Factors That Affect OCR Accuracy
Several factors influence how accurately Tesseract can recognise text from your scanned PDF:
- Scan resolution: The most important factor. Documents scanned at 300 DPI or higher produce significantly better OCR results than 150 DPI scans. Our 3x render scale (approximately 216 DPI from the canvas) produces the best accuracy for challenging documents.
- Image quality: Clean, high-contrast scans with sharp text recognition dramatically outperform faded, low-contrast or blurry scans. Scanning in greyscale rather than colour can improve recognition of light text on patterned backgrounds.
- Font type: Printed serif and sans-serif fonts are recognised with very high accuracy. Handwriting, decorative display fonts and scripts used in historical documents produce lower accuracy and may require manual correction after OCR.
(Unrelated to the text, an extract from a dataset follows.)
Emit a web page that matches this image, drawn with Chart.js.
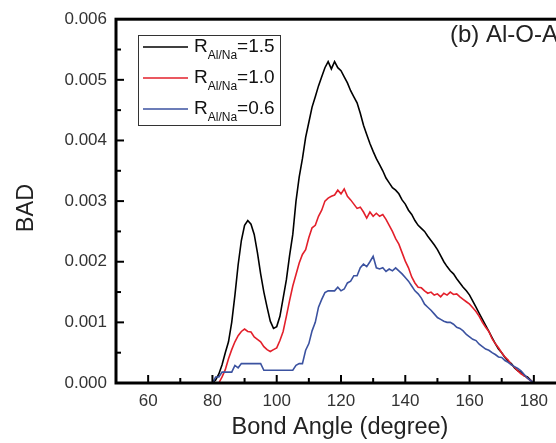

- Page orientation: Tesseract requires pages to be correctly oriented (text reading left to right for Latin scripts, right to left for Arabic/Hebrew). Rotated scans -- a common problem with physical scanning -- significantly reduce accuracy. Deskewing the scan before OCR processing improves results.
- Language selection: Selecting the correct language for your document is critical. Tesseract uses language-specific character sets, linguistic models and word frequency tables to improve recognition accuracy. Using "English" for a French document will produce recognisable but lower-accuracy results.
Tips for Best OCR Results
- Use 3x scale for difficult documents: Faded ink, small fonts (below 10pt in the original scan), handwriting and low-quality scans all benefit significantly from maximum render resolution. The extra processing time is worth the accuracy improvement.
- Select the correct language: Each language model downloads from the Tesseract project CDN on first use (typically 3 to 30 MB depending on the language). English is the default and smallest download. Chinese, Japanese and Korean language models are larger (30+ MB) and take longer to download on first use.
- Use custom range for large documents: OCR is computationally intensive -- processing a 200-page document at 3x scale can take 20 to 40 minutes on a typical laptop. Extract only the pages you need using the custom range option to save significant time.
- Always proof-read the output: Even at 98% character accuracy, a 500-word page may contain 10 or more recognition errors. Common OCR errors include confusing lowercase l and the number 1, confusing O and 0, and missing spaces between words. The extracted text typically needs light editing before use in professional contexts.